Exercise prompt: Scan the data. Collect each line that contains the word "matplotlib".

Supplied information:

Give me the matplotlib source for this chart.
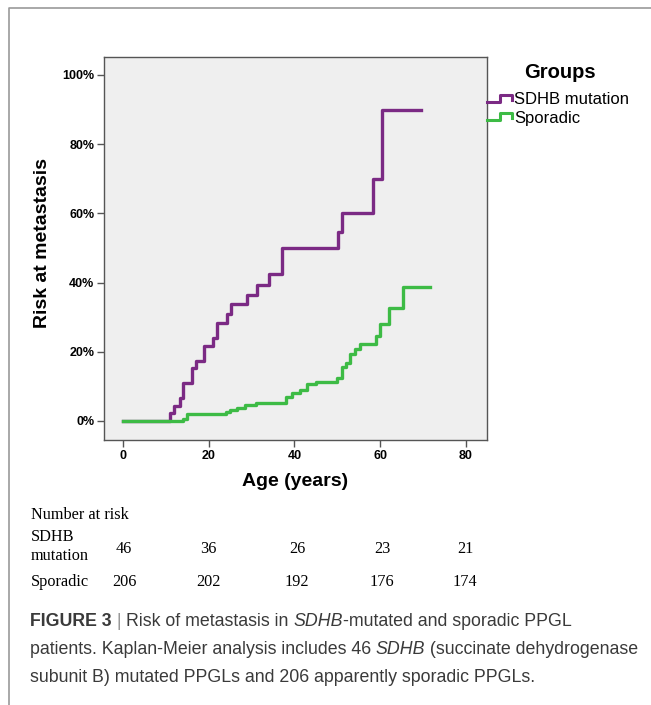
import numpy as np
import matplotlib
matplotlib.use('Agg')
import matplotlib.pyplot as plt
from matplotlib.lines import Line2D

plt.rcParams['font.family'] = ['Liberation Sans', 'DejaVu Sans']

# Kaplan-Meier steps (age in years, cumulative risk in %)
sdhb_age = [0, 11, 12, 13.3, 14, 16, 17, 19, 21, 22, 24.2, 25.1, 29, 31.2, 34, 37,
            50.1, 51, 58.3, 60.4, 69.5]
sdhb_risk = [0, 2.2, 4.4, 6.6, 10.9, 15.2, 17.4, 21.7, 23.9, 28.3, 30.9, 33.7, 36.4,
             39.2, 42.6, 50, 54.7, 60, 70, 90, 90]

spor_age = [0, 14, 15, 24, 25, 26.5, 28.5, 31, 38, 39.4, 41.3, 43, 45, 50, 51, 52,
            53, 54, 55.2, 59, 60, 62, 65.2, 71.5]
spor_risk = [0, 0.5, 2, 2.6, 3.2, 3.8, 4.6, 5.2, 6.9, 8, 9, 10.7, 11.3, 12.4, 15.6,
             16.7, 19.4, 20.8, 22.2, 24.6, 28, 32.6, 38.7, 38.7]

groups = ['SDHB mutation', 'Sporadic']
colors = ['#7b2a84', '#3dbb45']

x_ticks = [0, 20, 40, 60, 80]
y_ticks = [0, 20, 40, 60, 80, 100]

risk_sdhb = ['46', '36', '26', '23', '21']
risk_spor = ['206', '202', '192', '176', '174']

W, H = 651, 705
fig = plt.figure(figsize=(W / 100, H / 100), dpi=100)


def fx(x):
    return x / W


def fy(y):
    return 1 - y / H


# panel border
fig.add_artist(Line2D([fx(9), fx(9), fx(W)], [fy(H), fy(8), fy(8)],
                      color='#9a9a9a', lw=1.2))

ax = fig.add_axes([fx(104), fy(440), (487 - 104) / W, (440 - 57) / H])
ax.set_facecolor('#efefef')
for s in ax.spines.values():
    s.set_color('#555555')
    s.set_linewidth(1.0)

ax.step(sdhb_age, sdhb_risk, where='post', color=colors[0], lw=2.4)
ax.step(spor_age, spor_risk, where='post', color=colors[1], lw=2.4)

ax.set_xlim(-4.43, 84.9)
ax.set_ylim(-5.5, 105.2)
ax.set_xticks(x_ticks)
ax.set_xticklabels([str(v) for v in x_ticks], fontsize=9, fontweight='bold')
ax.set_yticks(y_ticks)
ax.set_yticklabels([f'{v}%' for v in y_ticks], fontsize=9, fontweight='bold')
ax.tick_params(length=5, width=1, color='#555555', pad=2)

fig.text(fx(43), fy(243), 'Risk at metastasis', rotation=90, fontsize=14,
         fontweight='bold', ha='center', va='center')
fig.text(fx(295), fy(482), 'Age (years)', fontsize=14, fontweight='bold',
         ha='center', va='center')

# legend
fig.text(fx(560), fy(73), 'Groups', fontsize=14.5, fontweight='bold',
         ha='center', va='center')
for i, (g, c) in enumerate(zip(groups, colors)):
    y0 = 100 + i * 18
    fig.add_artist(Line2D([fx(487), fx(500), fx(500), fx(512), fx(512)],
                          [fy(y0 + 2), fy(y0 + 2), fy(y0 - 5), fy(y0 - 5), fy(y0)],
                          color=c, lw=2.2))
    fig.text(fx(514), fy(y0), g, fontsize=12, ha='left', va='center')

# number at risk table
serif = ['Liberation Serif', 'DejaVu Serif']
fs_t = 11.7
tx = [124, 208, 297, 382, 465]
fig.text(fx(31), fy(515), 'Number at risk', family=serif, fontsize=fs_t, va='center')
fig.text(fx(31), fy(537), 'SDHB', family=serif, fontsize=fs_t, va='center')
fig.text(fx(31), fy(556), 'mutation', family=serif, fontsize=fs_t, va='center')
fig.text(fx(31), fy(582), 'Sporadic', family=serif, fontsize=fs_t, va='center')
for x, a, b in zip(tx, risk_sdhb, risk_spor):
    fig.text(fx(x), fy(549), a, family=serif, fontsize=fs_t, ha='center', va='center')
    fig.text(fx(x), fy(582), b, family=serif, fontsize=fs_t, ha='center', va='center')

# caption, written piece by piece
renderer = fig.canvas.get_renderer()
cap_color = '#3a3a3a'
lines = [
    [('FIGURE 3', 'bold', 'normal', cap_color), (' | ', 'normal', 'normal', '#999999'),
     ('Risk of metastasis in ', 'normal', 'normal', cap_color),
     ('SDHB', 'normal', 'italic', cap_color),
     ('-mutated and sporadic PPGL', 'normal', 'normal', cap_color)],
    [('patients. Kaplan-Meier analysis includes 46 ', 'normal', 'normal', cap_color),
     ('SDHB', 'normal', 'italic', cap_color),
     (' (succinate dehydrogenase', 'normal', 'normal', cap_color)],
    [('subunit B) mutated PPGLs and 206 apparently sporadic PPGLs.', 'normal', 'normal',
      cap_color)],
]
for k, pieces in enumerate(lines):
    x = fx(30)
    y = fy(622 + 28 * k)
    for txt, wt, st, col in pieces:
        t = fig.text(x, y, txt, fontsize=12.8, fontweight=wt, fontstyle=st,
                     color=col, va='center', ha='left')
        bb = t.get_window_extent(renderer)
        x += bb.width / W

fig.savefig('out.png', dpi=100)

Answer to this exercise:
Give me the matplotlib source for this chart.
import matplotlib
matplotlib.use('Agg')
import matplotlib.pyplot as plt
from matplotlib.lines import Line2D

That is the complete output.